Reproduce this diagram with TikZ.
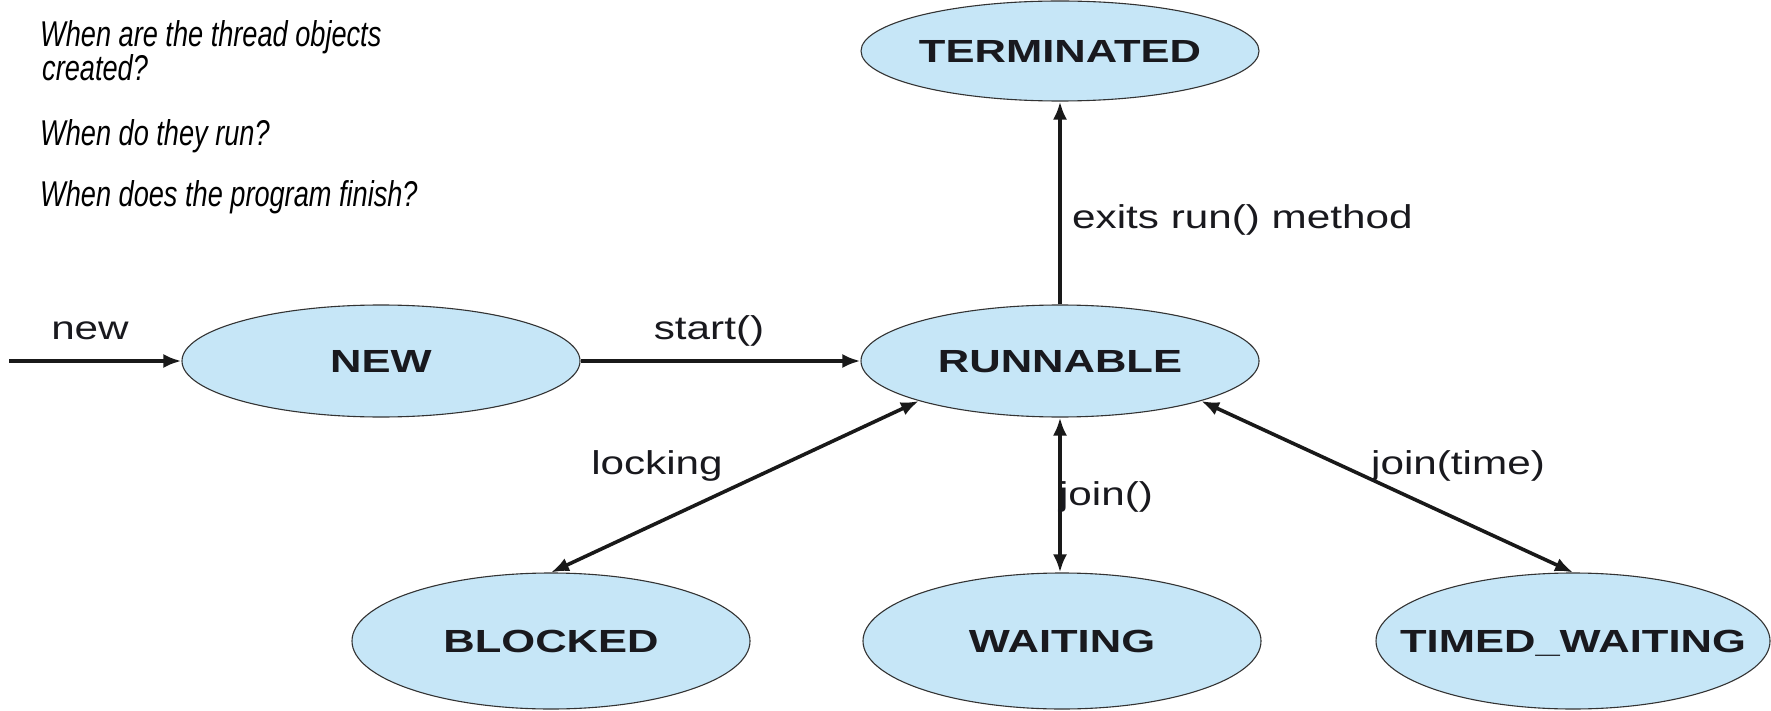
\documentclass[tikz,border=0pt]{standalone}
\usepackage{fontspec}
\usepackage{graphicx}
\setmainfont{Liberation Sans}
\usetikzlibrary{shapes.geometric,arrows.meta}
\definecolor{stateblue}{RGB}{198,230,247}
\definecolor{inkgray}{RGB}{25,25,30}
\newcommand{\stlabel}[1]{\makebox[0pt]{\raisebox{-0.358em}[0pt][0pt]{\scalebox{1.36}[1]{#1}}}}
\newcommand{\wlabel}[1]{\scalebox{1.28}[1]{#1}}
\newcommand{\qtext}[1]{\scalebox{0.97}[1.28]{#1}}
\tikzset{
  state/.style={ellipse, draw=black!80, line width=1.1pt, fill=stateblue, inner sep=0pt,
    minimum width=398pt, minimum height=136pt, text=inkgray,
    font=\fontsize{32}{32}\selectfont\bfseries},
  upper/.style={minimum height=112pt},
  lbl/.style={font=\fontsize{33}{33}\selectfont, inner sep=0pt, text=inkgray},
  question/.style={font=\fontsize{28}{32}\selectfont\itshape, anchor=base west, inner sep=0pt},
  arr/.style={line width=3.6pt, draw=black!90, -{Latex[length=18pt,width=14pt]}},
  darr/.style={line width=3.6pt, draw=black!90, {Latex[length=18pt,width=14pt]}-{Latex[length=18pt,width=14pt]}},
}
\begin{document}
\begin{tikzpicture}[x=1pt,y=-1pt]
\useasboundingbox[fill=white] (0,0) rectangle (1771,711);
% questions
\node[question] (q1) at (40,47) {\qtext{When are the thread objects}};
\node[question] (q2) at (42,81) {\qtext{created?}};
\node[question] (q3) at (40,146) {\qtext{When do they run?}};
\node[question] (q4) at (40,207) {\qtext{When does the program finish?}};
% states
\node[state, minimum height=100pt] (term) at (1060,51) {\stlabel{TERMINATED}};
\node[state, upper] (new) at (381,361) {\stlabel{NEW}};
\node[state, upper] (run) at (1060,361) {\stlabel{RUNNABLE}};
\node[state] (blk) at (551,641) {\stlabel{BLOCKED}};
\node[state] (wait) at (1062,641) {\stlabel{WAITING}};
\node[state, minimum width=394pt] (tw) at (1573,641) {\stlabel{TIMED\_WAITING}};
% connectors
\coordinate (src) at (9,361);
\draw[arr] (src) -- (new.west);
\draw[arr] (new.east) -- (run.west);
\draw[arr] (run.north) -- (term.south);
\draw[darr] (blk.north) -- (run.south west);
\draw[darr] (run.south) -- (run.south |- wait.north);
\draw[darr] (run.south east) -- (tw.north);
% labels
\node[lbl] (lnew) at (90,331) {\wlabel{new}};
\node[lbl] (lstart) at (709,331) {\wlabel{start()}};
\node[lbl, anchor=west] (lexit) at (1072,220) {\wlabel{exits run() method}};
\node[lbl] (llock) at (657,466) {\wlabel{locking}};
\node[lbl] (ljoin) at (1106,497) {\wlabel{join()}};
\node[lbl] (ljt) at (1458,466) {\wlabel{join(time)}};
\end{tikzpicture}
\end{document}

• **TASK DIRECTIONS**
Please set down each line of the data above exactly as written, without the pictures.

• **FINISHED EXERCISE**
Reproduce this diagram with TikZ.
\documentclass[tikz,border=0pt]{standalone}
\usepackage{fontspec}
\usepackage{graphicx}
\setmainfont{Liberation Sans}
\usetikzlibrary{shapes.geometric,arrows.meta}
\definecolor{stateblue}{RGB}{198,230,247}
\definecolor{inkgray}{RGB}{25,25,30}
\newcommand{\stlabel}[1]{\makebox[0pt]{\raisebox{-0.358em}[0pt][0pt]{\scalebox{1.36}[1]{#1}}}}
\newcommand{\wlabel}[1]{\scalebox{1.28}[1]{#1}}
\newcommand{\qtext}[1]{\scalebox{0.97}[1.28]{#1}}
\tikzset{
  state/.style={ellipse, draw=black!80, line width=1.1pt, fill=stateblue, inner sep=0pt,
    minimum width=398pt, minimum height=136pt, text=inkgray,
    font=\fontsize{32}{32}\selectfont\bfseries},
  upper/.style={minimum height=112pt},
  lbl/.style={font=\fontsize{33}{33}\selectfont, inner sep=0pt, text=inkgray},
  question/.style={font=\fontsize{28}{32}\selectfont\itshape, anchor=base west, inner sep=0pt},
  arr/.style={line width=3.6pt, draw=black!90, -{Latex[length=18pt,width=14pt]}},
  darr/.style={line width=3.6pt, draw=black!90, {Latex[length=18pt,width=14pt]}-{Latex[length=18pt,width=14pt]}},
}
\begin{document}
\begin{tikzpicture}[x=1pt,y=-1pt]
\useasboundingbox[fill=white] (0,0) rectangle (1771,711);
% questions
\node[question] (q1) at (40,47) {\qtext{When are the thread objects}};
\node[question] (q2) at (42,81) {\qtext{created?}};
\node[question] (q3) at (40,146) {\qtext{When do they run?}};
\node[question] (q4) at (40,207) {\qtext{When does the program finish?}};
% states
\node[state, minimum height=100pt] (term) at (1060,51) {\stlabel{TERMINATED}};
\node[state, upper] (new) at (381,361) {\stlabel{NEW}};
\node[state, upper] (run) at (1060,361) {\stlabel{RUNNABLE}};
\node[state] (blk) at (551,641) {\stlabel{BLOCKED}};
\node[state] (wait) at (1062,641) {\stlabel{WAITING}};
\node[state, minimum width=394pt] (tw) at (1573,641) {\stlabel{TIMED\_WAITING}};
% connectors
\coordinate (src) at (9,361);
\draw[arr] (src) -- (new.west);
\draw[arr] (new.east) -- (run.west);
\draw[arr] (run.north) -- (term.south);
\draw[darr] (blk.north) -- (run.south west);
\draw[darr] (run.south) -- (run.south |- wait.north);
\draw[darr] (run.south east) -- (tw.north);
% labels
\node[lbl] (lnew) at (90,331) {\wlabel{new}};
\node[lbl] (lstart) at (709,331) {\wlabel{start()}};
\node[lbl, anchor=west] (lexit) at (1072,220) {\wlabel{exits run() method}};
\node[lbl] (llock) at (657,466) {\wlabel{locking}};
\node[lbl] (ljoin) at (1106,497) {\wlabel{join()}};
\node[lbl] (ljt) at (1458,466) {\wlabel{join(time)}};
\end{tikzpicture}
\end{document}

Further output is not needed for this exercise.